Nathalie Kosciusko-Morizet a donc fini la campagne des législatives à l’hôpital, contrainte d’annuler ses rendez-vous dans la dernière ligne droite. Tout le monde a vu les photographies de l’agression, jeudi, au marché de la place Maubert (Ve arrondissement de Paris), un homme chauve arrachant les tracts de la candidate LR et les lui jetant au visage en criant : «Bobo de merde.»
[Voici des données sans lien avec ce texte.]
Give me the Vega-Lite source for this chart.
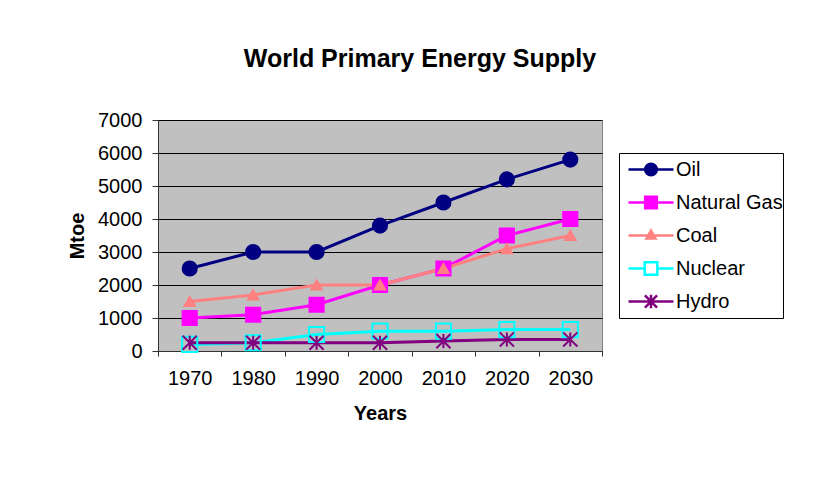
{
  "$schema": "https://vega.github.io/schema/vega-lite/v6.json",
  "width": 444,
  "height": 231,
  "autosize": {"type": "none"},
  "padding": {"left": 158, "top": 120, "right": 212, "bottom": 132},
  "background": "white",
  "title": {
    "text": "World Primary Energy Supply",
    "font": "Liberation Sans",
    "fontSize": 25,
    "fontWeight": "bold",
    "color": "black",
    "anchor": "middle",
    "baseline": "alphabetic",
    "dx": 40,
    "offset": 18
  },
  "data": {
    "values": [
      {"year": "1970", "series": "Oil", "value": 2500},
      {"year": "1980", "series": "Oil", "value": 3000},
      {"year": "1990", "series": "Oil", "value": 3000},
      {"year": "2000", "series": "Oil", "value": 3800},
      {"year": "2010", "series": "Oil", "value": 4500},
      {"year": "2020", "series": "Oil", "value": 5200},
      {"year": "2030", "series": "Oil", "value": 5800},
      {"year": "1970", "series": "Natural Gas", "value": 1000},
      {"year": "1980", "series": "Natural Gas", "value": 1100},
      {"year": "1990", "series": "Natural Gas", "value": 1400},
      {"year": "2000", "series": "Natural Gas", "value": 2000},
      {"year": "2010", "series": "Natural Gas", "value": 2500},
      {"year": "2020", "series": "Natural Gas", "value": 3500},
      {"year": "2030", "series": "Natural Gas", "value": 4000},
      {"year": "1970", "series": "Coal", "value": 1500},
      {"year": "1980", "series": "Coal", "value": 1700},
      {"year": "1990", "series": "Coal", "value": 2000},
      {"year": "2000", "series": "Coal", "value": 2000},
      {"year": "2010", "series": "Coal", "value": 2500},
      {"year": "2020", "series": "Coal", "value": 3100},
      {"year": "2030", "series": "Coal", "value": 3500},
      {"year": "1970", "series": "Nuclear", "value": 200},
      {"year": "1980", "series": "Nuclear", "value": 250},
      {"year": "1990", "series": "Nuclear", "value": 500},
      {"year": "2000", "series": "Nuclear", "value": 600},
      {"year": "2010", "series": "Nuclear", "value": 600},
      {"year": "2020", "series": "Nuclear", "value": 650},
      {"year": "2030", "series": "Nuclear", "value": 650},
      {"year": "1970", "series": "Hydro", "value": 250},
      {"year": "1980", "series": "Hydro", "value": 250},
      {"year": "1990", "series": "Hydro", "value": 250},
      {"year": "2000", "series": "Hydro", "value": 250},
      {"year": "2010", "series": "Hydro", "value": 300},
      {"year": "2020", "series": "Hydro", "value": 350},
      {"year": "2030", "series": "Hydro", "value": 350}
    ]
  },
  "encoding": {
    "x": {
      "field": "year",
      "type": "nominal",
      "sort": null,
      "scale": {"type": "band", "paddingInner": 0, "paddingOuter": 0},
      "axis": {
        "title": "Years",
        "labelAngle": 0,
        "tickBand": "extent",
        "tickSize": 5,
        "labelPadding": 12,
        "titlePadding": 15,
        "grid": false
      }
    },
    "y": {
      "field": "value",
      "type": "quantitative",
      "scale": {"domain": [0, 7000], "nice": false},
      "axis": {
        "title": "Mtoe",
        "format": "d",
        "values": [0, 1000, 2000, 3000, 4000, 5000, 6000, 7000],
        "tickSize": 6,
        "labelPadding": 10,
        "titlePadding": 10,
        "grid": true,
        "gridColor": "black",
        "gridWidth": 1
      }
    }
  },
  "layer": [
    {
      "mark": {"type": "line", "strokeWidth": 3},
      "encoding": {
        "stroke": {
          "field": "series",
          "type": "nominal",
          "scale": {
            "domain": ["Oil", "Natural Gas", "Coal", "Nuclear", "Hydro"],
            "range": ["#000080", "#FF00FF", "#FF8080", "#00FFFF", "#800080"]
          },
          "legend": null
        }
      }
    },
    {
      "mark": {"type": "point", "filled": true, "opacity": 1, "strokeWidth": 2},
      "encoding": {
        "stroke": {
          "field": "series",
          "type": "nominal",
          "scale": {
            "domain": ["Oil", "Natural Gas", "Coal", "Nuclear", "Hydro"],
            "range": ["#000080", "#FF00FF", "#FF8080", "#00FFFF", "#800080"]
          },
          "legend": null
        },
        "fill": {
          "field": "series",
          "type": "nominal",
          "scale": {
            "domain": ["Oil", "Natural Gas", "Coal", "Nuclear", "Hydro"],
            "range": ["#000080", "#FF00FF", "#FF8080", "transparent", "transparent"]
          },
          "legend": null
        },
        "shape": {
          "field": "series",
          "type": "nominal",
          "scale": {
            "domain": ["Oil", "Natural Gas", "Coal", "Nuclear", "Hydro"],
            "range": ["circle", "square", "triangle-up", "square", "M0,-1L0,1M-1,-1L1,1M-1,1L1,-1"]
          },
          "legend": null
        },
        "size": {
          "field": "series",
          "type": "nominal",
          "scale": {
            "type": "ordinal",
            "domain": ["Oil", "Natural Gas", "Coal", "Nuclear", "Hydro"],
            "range": [200, 200, 110, 230, 200]
          },
          "legend": null
        }
      }
    },
    {
      "transform": [{"filter": "false"}],
      "mark": {"type": "point", "filled": true, "opacity": 1, "strokeWidth": 2.5},
      "encoding": {
        "stroke": {
          "field": "series",
          "type": "nominal",
          "scale": {
            "domain": ["Oil", "Natural Gas", "Coal", "Nuclear", "Hydro"],
            "range": ["#000080", "#FF00FF", "#FF8080", "#00FFFF", "#800080"]
          },
          "legend": {"title": null}
        },
        "fill": {
          "field": "series",
          "type": "nominal",
          "scale": {
            "domain": ["Oil", "Natural Gas", "Coal", "Nuclear", "Hydro"],
            "range": ["#000080", "#FF00FF", "#FF8080", "transparent", "transparent"]
          },
          "legend": {"title": null}
        },
        "shape": {
          "field": "series",
          "type": "nominal",
          "scale": {
            "domain": ["Oil", "Natural Gas", "Coal", "Nuclear", "Hydro"],
            "range": [
              "M-1,0L1,0M0.26,0A0.26,0.26,0,1,1,-0.26,0A0.26,0.26,0,1,1,0.26,0Z",
              "M-1,0L1,0M-0.26,-0.26L0.26,-0.26L0.26,0.26L-0.26,0.26Z",
              "M-1,0L1,0M0,-0.22L0.2,0.13L-0.2,0.13Z",
              "M-1,0L-0.28,0M0.28,0L1,0M-0.28,-0.28L0.28,-0.28L0.28,0.28L-0.28,0.28Z",
              "M-1,0L1,0M0,-0.3L0,0.3M-0.27,-0.27L0.27,0.27M-0.27,0.27L0.27,-0.27"
            ]
          },
          "legend": {"title": null}
        }
      }
    }
  ],
  "resolve": {
    "scale": {"shape": "independent", "fill": "independent", "stroke": "independent", "size": "independent"},
    "legend": {"shape": "independent", "fill": "independent", "stroke": "independent"}
  },
  "config": {
    "view": {"fill": "#C0C0C0", "stroke": "#808080", "strokeWidth": 1},
    "axis": {
      "domainColor": "#333333",
      "tickColor": "#333333",
      "labelFont": "Liberation Sans",
      "labelFontSize": 20,
      "labelColor": "black",
      "titleFont": "Liberation Sans",
      "titleFontSize": 20,
      "titleFontWeight": "bold",
      "titleColor": "black"
    },
    "legend": {
      "orient": "none",
      "legendX": 461,
      "legendY": 33,
      "strokeColor": "black",
      "fillColor": "white",
      "padding": 0,
      "symbolOffset": 8,
      "labelOffset": 1,
      "clipHeight": 33,
      "rowPadding": 0,
      "symbolSize": 2025,
      "symbolStrokeWidth": 2.5,
      "labelFont": "Liberation Sans",
      "labelFontSize": 20,
      "labelColor": "black",
      "labelLimit": 200
    }
  }
}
L’ancienne ministre, sans doute poussée par l’homme, est tombée à la renverse, sa tête cognant contre le bitume. Elle est restée évanouie quelques minutes avant l’intervention des pompiers. Le photographe de l’Agence France-Presse, présent sur les lieux, a shooté la scène pendant un temps relativement long, puisque les rédactions ont reçu un ensemble d’une demi-douzaine de clichés documentant aussi bien le face-à-face que la panique qui a suivi, où l’on voit, penchés au-dessus de NKM, un homme et une femme d’âge mur, puis un jeune homme portant une veste en jean, puis un pompier. Les images de la députée, gisant au sol, ont été publiées par certains médias (le Point, LCP, BFM TV, etc.) et immédiatement ventilées par les réseaux sociaux, suscitant notamment la colère de Christiane Taubira sur Twitter : «Pour sa dignité et la nôtre, pas d’images.»
«Qui veut la peau de Nathalie Kosciusko-Morizet ?»(Gala), «NKM en danger dans sa circonscription» (BFM TV), «NKM joue sa survie à la tête de la droite parisienne» (le Monde), «Attaquée de toutes parts, NKM en grande difficulté» (les Echos)… Les titres des journaux commentant la mauvaise posture de la députée dans une circonscription a priori taillée pour une victoire de la droite indique rétrospectivement le climat étrange qui règne sur la sphère de nos représentations démocratiques, NKM mobilisant elle-même des troupes d’électeurs apparemment fantômes au cri de : «Dans dix jours, ma voix peut s’éteindre.» Le corps inanimé de NKM sur une place publique est le résultat circonstanciel d’un acte délictueux perpétré par un imprudent qui ne se savait pas photographié et qui est désormais visé par une enquête pour «violences volontaires», mais c’est aussi comme l’instantané d’un malaise plus vaste, plus profond mais que l’on peine à identifier, ou attraper. La dramaturgie sans scénario ni principe des ambitions politiques, la plaque chauffée à blanc de l’«opinion», le silence presque hypnotique de gigantesques pans d’un électorat multisondé et cependant insondable en son for intérieur indifférent, la nervosité des médias chevauchés par la houle des réseaux, on a l’impression que l’intempestif à la fois lamentable et révoltant de la place Maubert, comme d’autres (mercredi, sous nos yeux interloqués un homme cassait une bouteille sur la tête d’un piéton qui l’avait bousculé en tentant de le dépasser), mérite plus et mieux que la prose des dépêches ou notre voyeurisme impénitent.